During that 2013 visit, Jason Hawes’ wife, Kris, shared many stories.  They were fascinating, because she was describing encounters that complemented mine.

I’d visited the hotel late in 2008. That was after the Ghost Hunters International team investigated, but before the hotel was officially opened.

At the time, I preferred to keep a low profile. Another guest at the hotel was eager to claim the spotlight, and I was happy to let him do so. In general, I’m fairly shy, especially in a predominantly male setting.

Also, unless asked for details, I usually keep many of my observations to myself. I like to think about them for a few days. That gives me time to evaluate my experiences, away from the turbulence of the hauntings.

So, I didn’t talk much about what I’d seen and felt at the hotel. It included an apparition in the coach house, an astonishing collection of dead flies in another room in that building, and a voice — heard aloud — that mimicked me.

Then there was the figure dragging itself along the floor in the main building, the haunted mirror on the first floor, and — back in the coach house — the completely unplugged old-school phone with the “call waiting” light blinking.

So, yes, what I’d witnessed in 2008 was very weird. I just didn’t say much about it at the time.

Five years later — in 2013 — when Kris confirmed many of my experiences, without knowing about them ahead of time, I was delighted.

As of 2013, it seemed like the ghosts were learning from visitors. The ghosts’ responses were more specific, more consistent, and involve more senses so the Spalding Inn had become a more useful research location.

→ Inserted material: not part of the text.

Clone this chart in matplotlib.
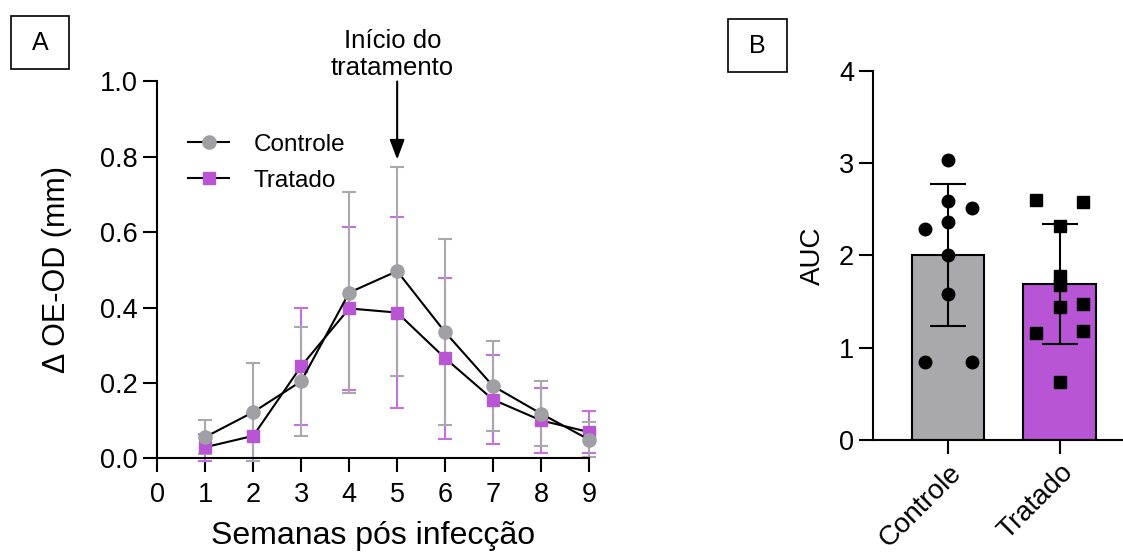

In 2013, in the main building, the dining room felt like more of a “safe haven” from intrusive ghosts. We could get away from them. But, the perimeter was odd. It was like walking through spiritual jello, if that makes sense.

The extended corridor (where the sleeping rooms are) was far more active than it had been.

Previously, I’d categorized most of the activity there as fae and perhaps Native American.

Now, several ghosts seem to have increased their presence there.

(I’m not sure what words to use for that, because I’m not sure if those ghosts were there all along, but fairly silent… or if they’d migrated to that part of the hotel, where they had a bigger audience.)

At the time, Kris confided that Jason and Grant were thinking of selling the hotel. I told her that was a good idea.

(I did not tell her that the energy at the hotel seemed angry. It was a somewhat nasty, drain-everything-from-you kind of energy. Not just a spiritual attack, but I had no doubt the malicious energy wanted to destroy the hotel’s business, crush morale, and generally tear things up. I was happy not to be spending the night there.)

I’m glad they sold the hotel. I wish the new owners very good luck with it.

My Northern NH Ley Line Map

NH ley lines mapFor the 2013 event, I’d created a special information sheet that featured ley lines at and near the Spalding Inn, and northern New Hampshire in general.

The illustration is at right. If you draw these lines on a larger map, you can see where they extend into other states. All locations along the lines are worth exploring.

The ghost figures indicate locations where ghosts have been reported. The star-in-circle marks indicate other paranormal reports (UFOs, etc.) and anomalies.

If you’re researching in NH, check sites on either line.

Choose the northern one if you’re interested in ghosts. Choose the southern one if you’re eager to find Bigfoot (yes, there are reports along that line) or see UFOs.